Two weeks later, Pegeen ends their relationship, telling Axler she "made a mistake." He accuses her of leaving him to be with Tracy and believes Pegeen's parents have turned her against him. He calls her parents, shouting at them in an angry tirade. After the call, Axler kills himself with his shotgun.

==Critical response==
The reviews for The Humbling largely suggested that, after several books that had received high critical acclaim, Roth had taken a misstep, to be blamed in part on his extremely prolific output in recent years.

In a highly critical piece for The Guardian and The Observer, William Skidelsky resoundingly panned the novel and called for Roth to slow down, declaring:

Roth's new novel is, by his standards, dismayingly poor...it can hardly be called a novel at all; it is more an old man's sexual fantasy dressed up in the garb of literature. There are, of course, redeeming features: an interesting initial conceit, the usual beautifully controlled writing. And the novel asks interesting questions about ageing and what it does to you. But these things aren't nearly enough to make up for the absurdity at its core.

Skidelsky concluded by remarking, "On reading such a piece of scandalous frippery, it is hard not to conclude that Roth, rather than forging furiously ahead, should indeed be slowing down a little. And perhaps he should be getting out of the house a bit more."

In Literary Review, Sam Leith wrote: "The Humbling is just as its title suggests. Not the tragedy its protagonist might have hoped for – rather, a work of plaintive comedy."

Further negative notices came from Michiko Kakutani in the New York Times, which criticized the novel as "an overstuffed short story... a slight, disposable work". Kakutani added that Roth seemed to be "...simply going through the motions of ticking off plot points on a spindly, ill-conceived outline."

Mixed but slightly more positive notices were also forthcoming. The Daily Telegraph, which despite also declaring the novel to be "slight", went on to praise The Humbling as a "grave—and important—novel... a fine, unsettling piece of writing that deserves its place in Roth’s canon... His new work will not detain you long, but it will linger." 2008 Booker Prize winner Aravind Adiga in his review for The Times declared the novel to be "...the most entertaining depressing book you’ll read this year", comparing it to Roth's own highly praised Sabbath's Theater and The Human Stain, but went on to add caveats. Adiga, despite calling the novel "an original and unsettling book", also considered the novel "a failure", adding, "the language is vibrant, the sex is smutty, there are some lovely surprises in the narrative — yet, like Everyman, it lacks the wider social engagement that made American Pastoral or I Married a Communist so memorable. Like Everyman, it is a voluptuous essay on extinction masquerading as a novel."

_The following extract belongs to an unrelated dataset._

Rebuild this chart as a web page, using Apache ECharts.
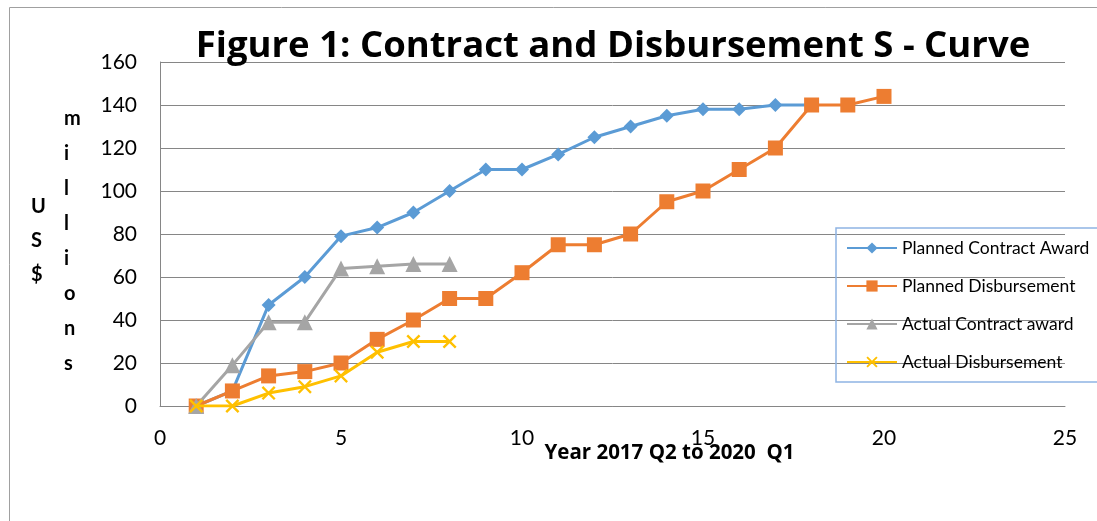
<!DOCTYPE html>
<html>
<head>
<meta charset="utf-8">
<script src="https://cdn.jsdelivr.net/npm/echarts@6/dist/echarts.min.js"></script>
<style>
html,body{margin:0;padding:0;background:#fff;}
#chart{width:1097px;height:521px;}
</style>
</head>
<body>
<div id="chart"></div>
<script>
// ---- data ----
var quarters = [1,2,3,4,5,6,7,8,9,10,11,12,13,14,15,16,17,18,19,20];
var plannedContract = [0,7,47,60,79,83,90,100,110,110,117,125,130,135,138,138,140,140];
var plannedDisb = [0,7,14,16,20,31,40,50,50,62,75,75,80,95,100,110,120,140,140,144];
var actualContract = [0,19,39,39,64,65,66,66];
var actualDisb = [0,0,6,9,14,25,30,30];
var seriesNames = ['Planned Contract Award','Planned Disbursement','Actual Contract award','Actual Disbursement'];
var yTicks = [0,20,40,60,80,100,120,140,160];
var xTicks = [0,5,10,15,20,25];

function pairs(vals){ return vals.map(function(v,i){ return [quarters[i], v]; }); }

var FONT = 'Lato, "Liberation Sans", sans-serif';
var BOLDFONT = '"Open Sans", Lato, sans-serif';
var xPath = 'path://M0,1.2 L1.2,0 L5,3.8 L8.8,0 L10,1.2 L6.2,5 L10,8.8 L8.8,10 L5,6.2 L1.2,10 L0,8.8 L3.8,5 Z';

var chart = echarts.init(document.getElementById('chart'));
chart.setOption({
  animation: false,
  backgroundColor: '#fff',
  textStyle: {fontFamily: FONT},
  title: {
    text: 'Figure 1: Contract and Disbursement S - Curve',
    left: 608, top: 23, textAlign: 'center',
    textStyle: {fontSize: 36.5, fontWeight: 'bold', color: '#000', fontFamily: BOLDFONT}
  },
  grid: {left: 160, right: 32, top: 62, bottom: 115},
  legend: {
    orient: 'vertical', left: 836, top: 228,
    padding: [11, 20, 11, 10],
    itemWidth: 50, itemHeight: 14, itemGap: 20,
    borderColor: '#8EB4E3', borderWidth: 1.5,
    backgroundColor: 'transparent',
    textStyle: {fontSize: 17.5, color: '#000', fontFamily: FONT},
    data: seriesNames
  },
  xAxis: {
    type: 'value', min: xTicks[0], max: xTicks[xTicks.length-1], interval: 5,
    name: 'Year 2017 Q2 to 2020  Q1', nameLocation: 'middle', nameGap: 37, nameMoveOverlap: false,
    nameTextStyle: {fontSize: 20.5, fontWeight: 'bold', color: '#000', padding: [0, 0, 0, 114], fontFamily: BOLDFONT},
    axisLine: {show: true, lineStyle: {color: '#868686', width: 1}},
    axisTick: {show: false},
    axisLabel: {fontSize: 21, color: '#000', margin: 22, fontFamily: FONT},
    splitLine: {show: false}
  },
  yAxis: {
    type: 'value', min: yTicks[0], max: yTicks[yTicks.length-1], interval: 20,
    axisLine: {show: true, lineStyle: {color: '#868686', width: 1}},
    axisTick: {show: false},
    axisLabel: {fontSize: 21, color: '#000', margin: 23, fontFamily: FONT},
    splitLine: {show: true, lineStyle: {color: '#868686', width: 1}}
  },
  graphic: [
    {type: 'rect', silent: true, z: -10, shape: {x: 9.5, y: 7.5, width: 1200, height: 600},
     style: {fill: 'none', stroke: '#A0A0A0', lineWidth: 1}},
    {type: 'text', left: 31, top: 190, style: {text: 'U\nS\n$', font: 'bold 20px ' + FONT, fill: '#000', lineHeight: 34, align: 'center'}},
    {type: 'text', left: 64, top: 101, style: {text: 'm\ni\nl\nl\ni\no\nn\ns', font: 'bold 20px ' + FONT, fill: '#000', lineHeight: 35, align: 'center'}}
  ],
  series: [
    {name: seriesNames[0], type: 'line', data: pairs(plannedContract), symbol: 'diamond', symbolSize: 14,
     lineStyle: {width: 3, color: '#5B9BD5'}, itemStyle: {color: '#5B9BD5'}, z: 2},
    {name: seriesNames[1], type: 'line', data: pairs(plannedDisb), symbol: 'rect', symbolSize: 15,
     lineStyle: {width: 3, color: '#ED7D31'}, itemStyle: {color: '#ED7D31'}, z: 3},
    {name: seriesNames[2], type: 'line', data: pairs(actualContract), symbol: 'triangle', symbolSize: 16,
     lineStyle: {width: 3, color: '#A5A5A5'}, itemStyle: {color: '#A5A5A5'}, z: 4},
    {name: seriesNames[3], type: 'line', data: pairs(actualDisb), symbol: xPath, symbolSize: 14,
     lineStyle: {width: 3, color: '#FFC000'}, itemStyle: {color: '#FFC000'}, z: 5}
  ]
});
</script>
</body>
</html>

One of the most positive reviews of the novel came from Jesse Kornbluth who declared it "Roth's best work in years; sentence for sentence, paragraph for paragraph, he's still the most readable serious writer we've got." Kornbluth went on to praise numerous aspects of the novel summing up with what amounted to an open tribute to Roth and his writing: "This is a long way from the summer romance of Goodbye, Columbus. But Philip Roth was 26 when he published that. He's 76 now. He's outlived all of his rivals. He's our most prominent novelist. And over 30 books, he's learned how to disturb us — and keep us reading. The Humbling is haunting proof."

==Film adaptation==

In December 2009, actor Al Pacino purchased the rights to the novel for the purposes of creating a film adaptation. The film, directed by Barry Levinson, was released in the USA on January 23, 2015.